## Exercise objective
Copy the material below verbatim from the line with "Give me the TikZ source for this diagram." to the line with "(recall) at (780,518)", both lines included, omitting pictures and every line outside that range.

## The input
--- Start ---

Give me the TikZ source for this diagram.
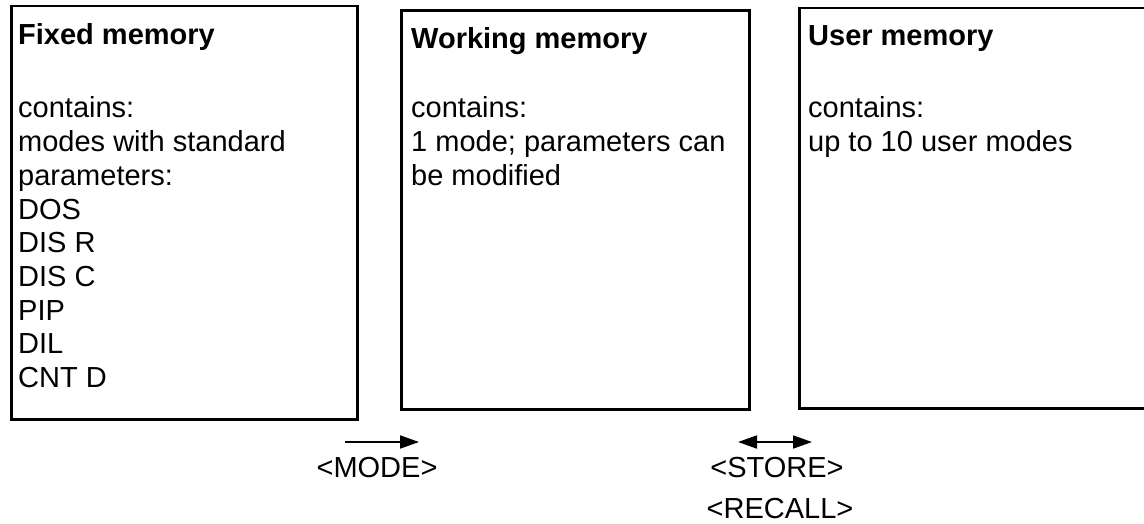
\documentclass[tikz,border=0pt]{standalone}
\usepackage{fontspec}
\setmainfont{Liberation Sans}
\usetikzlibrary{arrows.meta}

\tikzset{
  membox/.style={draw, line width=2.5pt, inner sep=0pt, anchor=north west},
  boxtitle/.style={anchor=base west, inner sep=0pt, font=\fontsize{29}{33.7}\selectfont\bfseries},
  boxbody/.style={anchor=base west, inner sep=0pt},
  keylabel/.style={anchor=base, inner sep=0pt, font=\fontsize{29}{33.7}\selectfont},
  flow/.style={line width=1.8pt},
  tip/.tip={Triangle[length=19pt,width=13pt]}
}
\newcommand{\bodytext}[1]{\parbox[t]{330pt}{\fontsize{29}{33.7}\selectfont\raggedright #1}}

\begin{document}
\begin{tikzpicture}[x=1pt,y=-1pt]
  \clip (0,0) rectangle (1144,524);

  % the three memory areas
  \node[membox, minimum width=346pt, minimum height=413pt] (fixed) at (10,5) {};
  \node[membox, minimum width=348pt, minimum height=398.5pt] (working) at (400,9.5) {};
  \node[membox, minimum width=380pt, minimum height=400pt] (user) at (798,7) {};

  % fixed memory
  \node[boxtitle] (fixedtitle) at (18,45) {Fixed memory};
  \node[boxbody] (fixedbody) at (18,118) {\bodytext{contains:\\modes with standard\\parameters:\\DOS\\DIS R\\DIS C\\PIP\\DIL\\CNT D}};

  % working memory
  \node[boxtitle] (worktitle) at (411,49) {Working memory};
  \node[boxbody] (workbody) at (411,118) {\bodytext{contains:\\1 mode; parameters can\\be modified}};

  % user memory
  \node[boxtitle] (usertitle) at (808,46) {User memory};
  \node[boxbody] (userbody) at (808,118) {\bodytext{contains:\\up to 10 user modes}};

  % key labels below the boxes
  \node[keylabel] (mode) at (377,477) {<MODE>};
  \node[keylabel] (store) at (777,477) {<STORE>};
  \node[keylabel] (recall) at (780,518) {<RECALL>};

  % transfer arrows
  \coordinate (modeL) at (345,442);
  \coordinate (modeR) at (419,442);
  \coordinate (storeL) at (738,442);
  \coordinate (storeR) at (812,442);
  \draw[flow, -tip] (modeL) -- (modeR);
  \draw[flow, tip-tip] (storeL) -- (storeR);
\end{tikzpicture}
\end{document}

--- End ---
--- Start ---

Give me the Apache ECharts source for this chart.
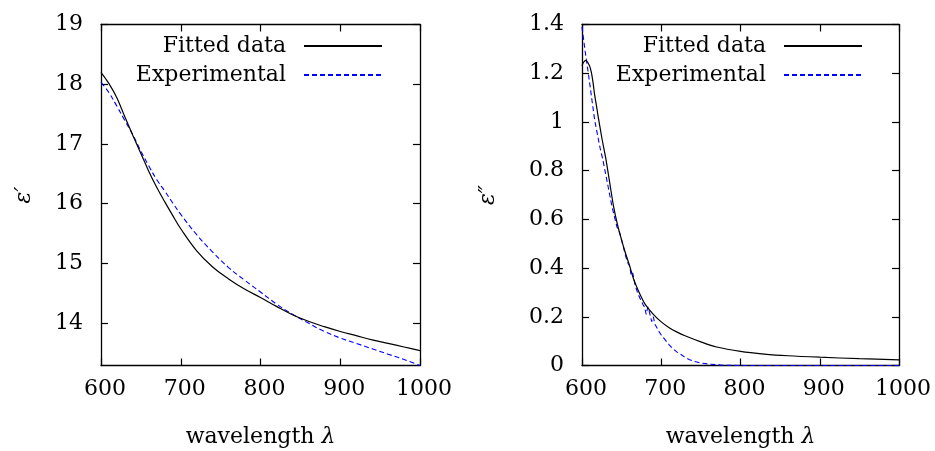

--- End ---
--- Start ---

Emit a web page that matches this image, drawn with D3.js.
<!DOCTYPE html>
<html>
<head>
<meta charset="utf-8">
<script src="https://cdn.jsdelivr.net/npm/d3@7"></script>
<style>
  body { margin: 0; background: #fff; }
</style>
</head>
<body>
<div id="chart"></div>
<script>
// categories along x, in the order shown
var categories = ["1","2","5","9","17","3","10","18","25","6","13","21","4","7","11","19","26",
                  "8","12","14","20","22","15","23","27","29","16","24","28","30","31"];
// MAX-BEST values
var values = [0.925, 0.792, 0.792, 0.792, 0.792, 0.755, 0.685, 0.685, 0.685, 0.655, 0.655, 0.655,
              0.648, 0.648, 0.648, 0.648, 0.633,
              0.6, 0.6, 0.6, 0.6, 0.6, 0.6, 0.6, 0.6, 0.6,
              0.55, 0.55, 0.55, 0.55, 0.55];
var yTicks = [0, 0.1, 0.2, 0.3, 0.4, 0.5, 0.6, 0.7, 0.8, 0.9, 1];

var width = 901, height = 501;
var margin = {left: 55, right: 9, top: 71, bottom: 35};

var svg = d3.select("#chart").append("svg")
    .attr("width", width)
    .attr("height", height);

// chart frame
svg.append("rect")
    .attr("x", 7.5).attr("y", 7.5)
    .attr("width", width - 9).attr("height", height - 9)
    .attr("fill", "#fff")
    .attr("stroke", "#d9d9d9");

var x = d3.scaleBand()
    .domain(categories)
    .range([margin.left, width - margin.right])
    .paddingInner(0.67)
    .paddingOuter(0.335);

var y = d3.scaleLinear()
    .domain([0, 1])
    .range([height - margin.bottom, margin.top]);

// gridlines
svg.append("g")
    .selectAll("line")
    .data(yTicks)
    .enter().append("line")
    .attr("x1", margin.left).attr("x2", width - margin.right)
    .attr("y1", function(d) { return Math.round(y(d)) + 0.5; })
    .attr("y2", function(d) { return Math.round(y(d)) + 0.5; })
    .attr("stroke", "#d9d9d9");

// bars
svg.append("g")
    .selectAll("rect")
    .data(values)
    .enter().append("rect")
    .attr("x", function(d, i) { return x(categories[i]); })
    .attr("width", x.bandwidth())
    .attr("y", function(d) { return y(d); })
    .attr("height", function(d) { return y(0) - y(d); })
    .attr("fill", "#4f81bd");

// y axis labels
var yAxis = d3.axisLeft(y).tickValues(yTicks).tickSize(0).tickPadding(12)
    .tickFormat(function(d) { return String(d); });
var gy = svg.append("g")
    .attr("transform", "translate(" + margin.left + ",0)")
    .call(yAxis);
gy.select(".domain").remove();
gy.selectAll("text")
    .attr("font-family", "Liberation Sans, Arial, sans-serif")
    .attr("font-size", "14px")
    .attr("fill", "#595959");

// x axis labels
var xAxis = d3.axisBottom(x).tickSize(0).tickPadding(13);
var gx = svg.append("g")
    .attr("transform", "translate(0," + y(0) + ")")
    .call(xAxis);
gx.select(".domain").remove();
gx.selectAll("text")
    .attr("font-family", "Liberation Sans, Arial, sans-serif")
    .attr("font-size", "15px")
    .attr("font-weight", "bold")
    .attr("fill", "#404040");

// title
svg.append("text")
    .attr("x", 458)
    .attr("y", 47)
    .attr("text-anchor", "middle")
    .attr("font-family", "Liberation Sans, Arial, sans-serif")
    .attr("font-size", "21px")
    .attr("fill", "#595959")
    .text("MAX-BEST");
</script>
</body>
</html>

--- End ---

## Correct output
Give me the TikZ source for this diagram.
\documentclass[tikz,border=0pt]{standalone}
\usepackage{fontspec}
\setmainfont{Liberation Sans}
\usetikzlibrary{arrows.meta}

\tikzset{
  membox/.style={draw, line width=2.5pt, inner sep=0pt, anchor=north west},
  boxtitle/.style={anchor=base west, inner sep=0pt, font=\fontsize{29}{33.7}\selectfont\bfseries},
  boxbody/.style={anchor=base west, inner sep=0pt},
  keylabel/.style={anchor=base, inner sep=0pt, font=\fontsize{29}{33.7}\selectfont},
  flow/.style={line width=1.8pt},
  tip/.tip={Triangle[length=19pt,width=13pt]}
}
\newcommand{\bodytext}[1]{\parbox[t]{330pt}{\fontsize{29}{33.7}\selectfont\raggedright #1}}

\begin{document}
\begin{tikzpicture}[x=1pt,y=-1pt]
  \clip (0,0) rectangle (1144,524);

  % the three memory areas
  \node[membox, minimum width=346pt, minimum height=413pt] (fixed) at (10,5) {};
  \node[membox, minimum width=348pt, minimum height=398.5pt] (working) at (400,9.5) {};
  \node[membox, minimum width=380pt, minimum height=400pt] (user) at (798,7) {};

  % fixed memory
  \node[boxtitle] (fixedtitle) at (18,45) {Fixed memory};
  \node[boxbody] (fixedbody) at (18,118) {\bodytext{contains:\\modes with standard\\parameters:\\DOS\\DIS R\\DIS C\\PIP\\DIL\\CNT D}};

  % working memory
  \node[boxtitle] (worktitle) at (411,49) {Working memory};
  \node[boxbody] (workbody) at (411,118) {\bodytext{contains:\\1 mode; parameters can\\be modified}};

  % user memory
  \node[boxtitle] (usertitle) at (808,46) {User memory};
  \node[boxbody] (userbody) at (808,118) {\bodytext{contains:\\up to 10 user modes}};

  % key labels below the boxes
  \node[keylabel] (mode) at (377,477) {<MODE>};
  \node[keylabel] (store) at (777,477) {<STORE>};
  \node[keylabel] (recall) at (780,518) {<RECALL>};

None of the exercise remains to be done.